# How can an oxidation number be determined?

Oct 8, 2016

Oxidation state/number is the charge left on the central atom, when all the bonding pairs of electrons are broken with the charge assigned to the more electronegative atom.

#### Explanation:

Redox chemistry is conceived to occur on the basis of addition OR subtraction of electrons. Typically, an element in a compound or complex (or the element itself) is assigned an oxidation number. The sum of the oxidation numbers always equals the charge on the ion.

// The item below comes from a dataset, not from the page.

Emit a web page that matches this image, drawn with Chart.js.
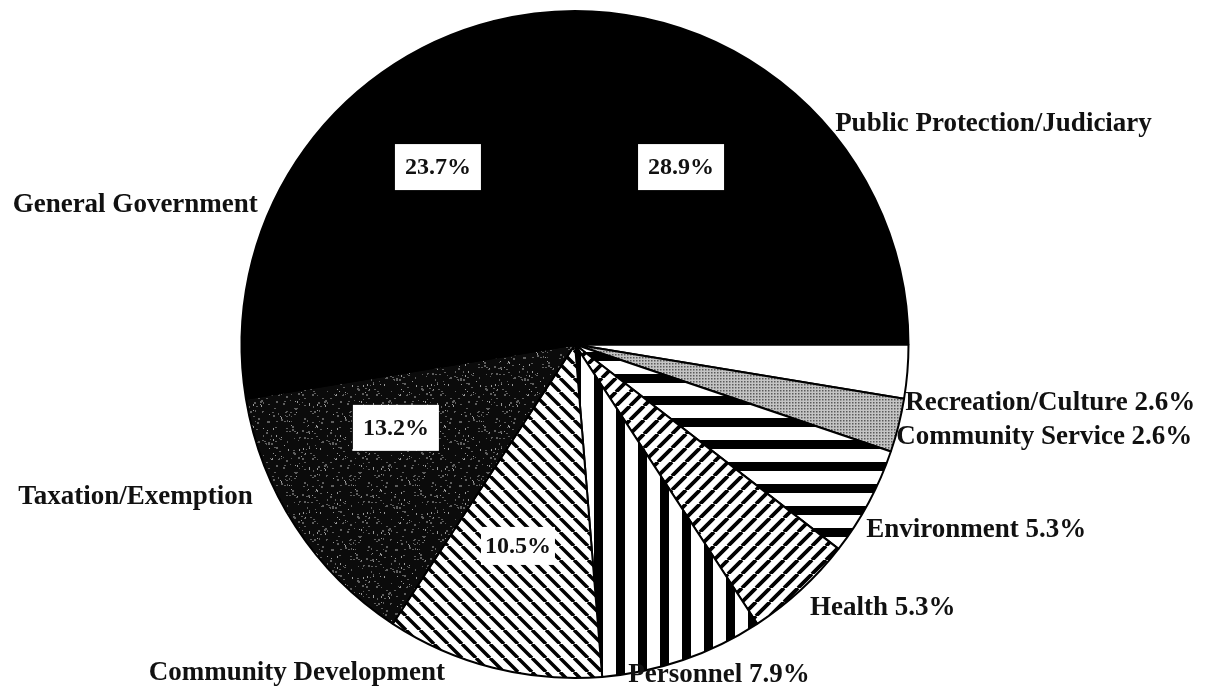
<!DOCTYPE html>
<html>
<head>
<meta charset="utf-8">
<script src="https://cdn.jsdelivr.net/npm/chart.js@4/dist/chart.umd.min.js"></script>
<style>
    html, body { margin: 0; padding: 0; background: #fff; }
    #wrap { width: 1206px; height: 687px; position: relative; }
</style>
</head>
<body>
<div id="wrap"><canvas id="pieCanvas"></canvas></div>
<script>
// slices in clockwise order, starting at 3 o'clock
const categories = ['Recreation/Culture', 'Community Service', 'Environment', 'Health', 'Personnel',
    'Community Development', 'Taxation/Exemption', 'General Government', 'Public Protection/Judiciary'];
const shares = [2.6, 2.6, 5.3, 5.3, 7.9, 10.5, 13.2, 23.7, 28.9];
// outside label text (small slices carry their share in the label)
const outsideText = ['Recreation/Culture 2.6%', 'Community Service 2.6%', 'Environment 5.3%', 'Health 5.3%',
    'Personnel 7.9%', 'Community Development', 'Taxation/Exemption', 'General Government', 'Public Protection/Judiciary'];
// boxed share labels inside the big slices
const insideText = ['', '', '', '', '', '10.5%', '13.2%', '23.7%', '28.9%'];

// label placement, as fractions of the pie radius from its centre
const outsidePos = [
    { fx: 0.990, fy: 0.175, align: 'left' },
    { fx: 0.963, fy: 0.277, align: 'left' },
    { fx: 0.873, fy: 0.556, align: 'left' },
    { fx: 0.705, fy: 0.790, align: 'left' },
    { fx: 0.160, fy: 0.991, align: 'left' },
    { fx: -0.390, fy: 0.985, align: 'right' },
    { fx: -0.966, fy: 0.457, align: 'right' },
    { fx: -0.951, fy: -0.418, align: 'right' },
    { fx: 0.780, fy: -0.661, align: 'left' }
];
const insidePos = [null, null, null, null, null,
    { fx: -0.171, fy: 0.604, border: false },
    { fx: -0.537, fy: 0.250, border: true },
    { fx: -0.411, fy: -0.532, border: true },
    { fx: 0.318, fy: -0.532, border: true }
];

function makePattern(size, draw) {
    const c = document.createElement('canvas');
    c.width = size;
    c.height = size;
    const g = c.getContext('2d');
    draw(g, size);
    return g.createPattern(c, 'repeat');
}

function hatch(dir, size, lw) {
    return makePattern(size, (g, s) => {
        g.fillStyle = '#fff';
        g.fillRect(0, 0, s, s);
        g.strokeStyle = '#000';
        g.lineWidth = lw;
        g.beginPath();
        for (let k = -s; k <= s; k += s) {
            if (dir === 'back') { g.moveTo(k, 0); g.lineTo(k + s, s); }
            else { g.moveTo(k, s); g.lineTo(k + s, 0); }
        }
        g.stroke();
    });
}

const fills = [
    '#ffffff',
    makePattern(3, (g, s) => {
        g.fillStyle = '#c4c4c4';
        g.fillRect(0, 0, s, s);
        g.fillStyle = '#5a5a5a';
        g.fillRect(0, 0, 1.5, 1.5);
    }),
    makePattern(22, (g, s) => {
        g.fillStyle = '#fff';
        g.fillRect(0, 0, s, s);
        g.fillStyle = '#000';
        g.fillRect(0, 0, s, 9);
    }),
    hatch('fwd', 14, 3.8),
    makePattern(22, (g, s) => {
        g.fillStyle = '#fff';
        g.fillRect(0, 0, s, s);
        g.fillStyle = '#000';
        g.fillRect(0, 0, 9, s);
    }),
    hatch('back', 14, 3.5),
    makePattern(64, (g, s) => {
        g.fillStyle = '#0b0b0b';
        g.fillRect(0, 0, s, s);
        // fixed speckle texture
        for (let i = 0; i < 170; i++) {
            const x = (i * 37 + (i * i) % 11) % s;
            const y = (i * 23 + (i * i * 7) % 29) % s;
            g.fillStyle = i % 4 === 0 ? '#9a9a9a' : '#5e5e5e';
            g.fillRect(x, y, 1 + (i % 2), 1 + (i % 3 === 0 ? 1 : 0));
        }
    }),
    '#000000',
    '#000000'
];

const labelPlugin = {
    id: 'sliceLabels',
    afterDatasetsDraw(chart) {
        const arc = chart.getDatasetMeta(0).data[0];
        if (!arc) return;
        const cx = arc.x, cy = arc.y, R = arc.outerRadius;
        const ctx = chart.ctx;
        ctx.save();
        ctx.textBaseline = 'middle';
        ctx.fillStyle = '#111';
        ctx.font = 'bold 27px "Liberation Serif", "DejaVu Serif", serif';
        outsideText.forEach((t, i) => {
            const p = outsidePos[i];
            ctx.textAlign = p.align;
            ctx.fillText(t, cx + p.fx * R, cy + p.fy * R);
        });
        ctx.font = 'bold 24px "Liberation Serif", "DejaVu Serif", serif';
        ctx.textAlign = 'center';
        insideText.forEach((t, i) => {
            if (!t) return;
            const p = insidePos[i];
            const x = cx + p.fx * R, y = cy + p.fy * R;
            const w = p.border ? 86 : 74, h = p.border ? 46 : 38;
            ctx.fillStyle = '#fff';
            ctx.fillRect(x - w / 2, y - h / 2, w, h);
            ctx.fillStyle = '#111';
            ctx.fillText(t, x, y + 1);
        });
        ctx.restore();
    }
};

new Chart(document.getElementById('pieCanvas'), {
    type: 'pie',
    data: {
        labels: categories,
        datasets: [{
            data: shares,
            backgroundColor: fills,
            borderColor: '#000',
            borderWidth: 2
        }]
    },
    options: {
        responsive: true,
        maintainAspectRatio: false,
        animation: false,
        events: [],
        rotation: 90,
        layout: { padding: { left: 0, right: 56, top: 10, bottom: 8 } },
        plugins: {
            legend: { display: false },
            tooltip: { enabled: false }
        }
    },
    plugins: [labelPlugin]
});
</script>
</body>
</html>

I will consider a few simple examples: $M n {O}_{4}^{-}$, and $C {r}_{2} {O}_{7}^{2 -}$.

TO begin, elemental oxygen, ${O}_{2}$, has a ZERO oxidation number. Typically it reacts to give the oxide, ${O}^{2 -}$. We conceive that the oxygen molecule has picked up 4 electrons to give $2 \times {O}^{2 -}$. From where does it get the electrons? Well, of course from the metal, the which formally LOSES electrons upon oxidation.

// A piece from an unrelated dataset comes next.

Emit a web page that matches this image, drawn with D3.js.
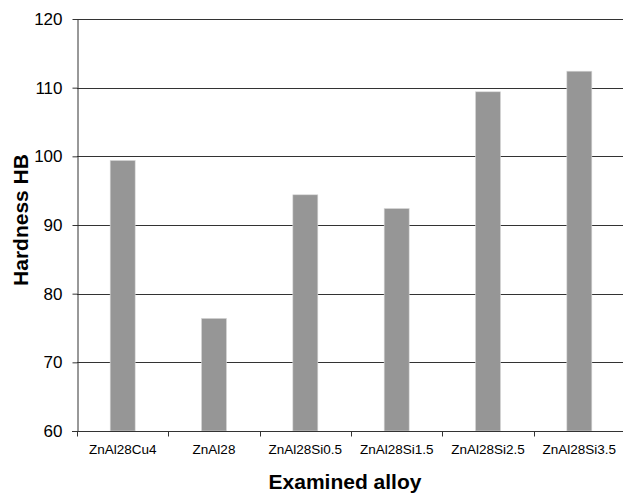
<!DOCTYPE html>
<html><head><meta charset="utf-8">
<script src="https://cdn.jsdelivr.net/npm/d3@7"></script>
<style>body{margin:0;background:#fff}svg{display:block;font-family:"Liberation Sans",Arial,sans-serif}</style>
</head><body><svg id="c" width="623" height="498"></svg>
<script>
const categories = ["ZnAl28Cu4","ZnAl28","ZnAl28Si0.5","ZnAl28Si1.5","ZnAl28Si2.5","ZnAl28Si3.5"];
const hardness = [99.4, 76.4, 94.4, 92.4, 109.4, 112.4];
const yTicks = [60,70,80,90,100,110,120];

const svg = d3.select("#c");
const FONT = "'Liberation Sans', Arial, sans-serif";
const L = 77, R = 625, T = 19, B = 431;
const xb = d3.scaleBand().domain(categories).range([L, R]);
const y = d3.scaleLinear().domain([60,120]).range([B, T]);

// gridlines
svg.append("g").selectAll("line").data(yTicks.filter(d=>d>60)).join("line")
  .attr("x1", L).attr("x2", R).attr("y1", d=>Math.round(y(d))+0.5).attr("y2", d=>Math.round(y(d))+0.5)
  .attr("stroke", "#333").attr("stroke-width", 1);

// bars
svg.append("g").selectAll("rect").data(categories).join("rect")
  .attr("x", d=>xb(d)+xb.bandwidth()/2-12.5).attr("width", 25)
  .attr("y", (d,i)=>y(hardness[i])).attr("height", (d,i)=>B-y(hardness[i]))
  .attr("fill", "#969696").attr("stroke", "#d8d8d8").attr("stroke-width", 0.6);

// y axis
const ya = svg.append("g").attr("transform", `translate(${L+0.5},0)`)
  .call(d3.axisLeft(y).tickValues(yTicks).tickSize(5).tickPadding(10).tickSizeOuter(0));
ya.select(".domain").attr("stroke", "#333");
ya.selectAll(".tick line").attr("stroke", "#333");
ya.selectAll("text").attr("font-size", 17).attr("fill", "#000").attr("font-family", FONT);

// x axis
const xa = svg.append("g").attr("transform", `translate(0,${B+0.5})`);
xa.append("line").attr("x1", L-5).attr("x2", R).attr("y1", 0).attr("y2", 0).attr("stroke", "#333").attr("stroke-width", 1.2);
xa.selectAll("line.tk").data(categories).join("line").attr("class","tk")
  .attr("x1", d=>Math.round(xb(d))+0.5).attr("x2", d=>Math.round(xb(d))+0.5)
  .attr("y1", 0).attr("y2", 5).attr("stroke", "#333");
xa.selectAll("text").data(categories).join("text")
  .attr("x", d=>xb(d)+xb.bandwidth()/2).attr("y", 22)
  .attr("text-anchor", "middle").attr("font-size", 13.5).attr("fill", "#000").text(d=>d);

// titles
svg.append("text").attr("x", 345).attr("y", 489).attr("text-anchor", "middle")
  .attr("font-size", 21).attr("font-weight", "bold").text("Examined alloy");
svg.append("text").attr("transform", "translate(28,220) rotate(-90)").attr("text-anchor", "middle")
  .attr("font-size", 21).attr("font-weight", "bold").text("Hardness HB");
</script></body></html>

Thus for $M n {O}_{4}^{-}$, the oxidation numbers of $M n$ and of $O$ must sum to $- 1$, the charge on the ion. Thus $M {n}_{\text{ON}} + 4 \times \left(- 2\right)$ $=$ $- 1$. So $M {n}_{\text{ON}}$, the oxidation number of the metal is clearly $+ V I I$ (typically we use Roman numerals to specify the oxidation number).

And likewise for $C {r}_{2} {O}_{7}^{2 -}$, $2 \times C {r}_{\text{ON}} + 7 \times \left(- 2\right) = - 2$. It does not take too much arithmetic to work out that $C {r}_{\text{ON}} = + V I$.